I figured I could post something embarrassing more easily if I was going to be out of town. This is a photo of my very dear friend, Annie, the band Dishwalla and myself. We were tasked with giving the band a tour of our Navy ship. They were there to sign autographs and stuff for the sailors while we docked for Fleet Week in San Fransisco. Annie and I are probably smiling on 2 hours of sleep and 4 donuts.
Check out those pants. See how high they come up? If you could turn us around, you would see that our tushes measure about 34 inches long (from top to bottom). We called it NIA (Navy Issued A**).
One summer a few years prior to this, when I was still at UCLA, I was on my way to summer training on a ship in Japan. I picked up my pile of uniforms and excitedly tried them on at my apartment. The main uniform I would be wearing was a blue onesie, kind of like a mechanic’s uniform. Well, my onesies were super tight. I went back to the supply department to exchange them but the chief there refused and told me to deal with it.

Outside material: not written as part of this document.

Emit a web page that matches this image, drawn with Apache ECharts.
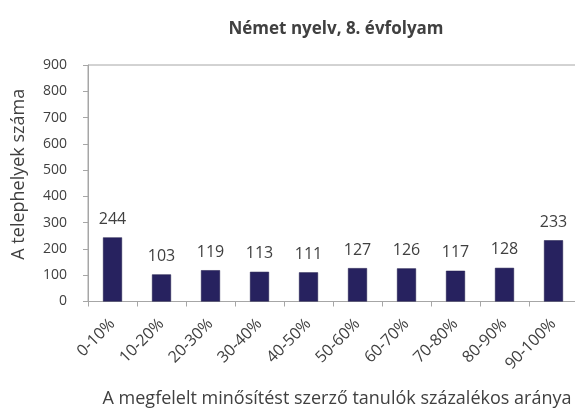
<!DOCTYPE html>
<html>
<head>
<meta charset="utf-8">
<script src="https://cdn.jsdelivr.net/npm/echarts@6/dist/echarts.min.js"></script>
<style>
html,body{margin:0;padding:0;background:#fff;}
#chart{width:575px;height:415px;}
</style>
</head>
<body>
<div id="chart"></div>
<script>
const titleText = 'Német nyelv, 8. évfolyam';
const xAxisName = 'A megfelelt minősítést szerző tanulók százalékos aránya';
const yAxisName = 'A telephelyek száma';
const categories = ['0-10%','10-20%','20-30%','30-40%','40-50%','50-60%','60-70%','70-80%','80-90%','90-100%'];
const values = [244,103,119,113,111,127,126,117,128,233];
const yMin = 0, yMax = 900, yInterval = 100;

const font = '"Open Sans", sans-serif';
const chart = echarts.init(document.getElementById('chart'), null, {renderer:'canvas'});
chart.setOption({
  animation:false,
  backgroundColor:'#ffffff',
  title:{
    text:titleText,
    left:331, top:16, textAlign:'center',
    textStyle:{fontFamily:font,fontSize:17,fontWeight:'bold',color:'#404040'}
  },
  grid:{left:88, right:-3, top:65, bottom:113.5, show:true, borderColor:'#a6a6a6', borderWidth:1, containLabel:false, outerBoundsMode:'none'},
  xAxis:{
    type:'category', data:categories,
    name:xAxisName, nameLocation:'middle', nameGap:88,
    nameTextStyle:{fontFamily:font,fontSize:18,color:'#404040',padding:[0,0,0,8]},
    axisLine:{lineStyle:{color:'#a6a6a6'}},
    axisTick:{show:true,length:5,lineStyle:{color:'#a6a6a6'}},
    axisLabel:{rotate:45,margin:20,fontFamily:font,fontSize:16,color:'#404040',interval:0}
  },
  yAxis:{
    type:'value', min:yMin, max:yMax, interval:yInterval,
    name:yAxisName, nameLocation:'middle', nameGap:60,
    nameTextStyle:{fontFamily:font,fontSize:18,color:'#404040',padding:[0,0,0,18]},
    axisLine:{show:true,lineStyle:{color:'#a6a6a6'}},
    axisTick:{show:true,length:5,lineStyle:{color:'#a6a6a6'}},
    splitLine:{show:false},
    axisLabel:{margin:21,fontFamily:font,fontSize:14,color:'#404040'}
  },
  series:[{
    type:'bar', data:values, barWidth:19,
    itemStyle:{color:'#27225f', borderColor:'#1c1848', borderWidth:0.5},
    label:{show:true,position:'top',distance:10,fontFamily:font,fontSize:16,color:'#404040'}
  }]
});
</script>
</body>
</html>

Oh, I dealt with it. I owned that J. Lo cat suit all summer long. It was so tight and the pant legs were even high waters somehow. In order to use the restroom, you had to unzip the zipper all the way down, pull the sleeves off your arms and pull the whole thing down. I had to contort like an acrobat in order to get that thing off without hurting any private areas.
Then I heard it. “Donkey.” Yes, that was my ship wide nickname.
When I entered the Navy for real, and I was responsible for buying my own blue uniforms, I brought them so big they were like tarps and the belt was the only thing that kept it from blowing out like a sail. The pant legs were so saggy. There was no way to tell whether I was a girl or a boy. Perfect.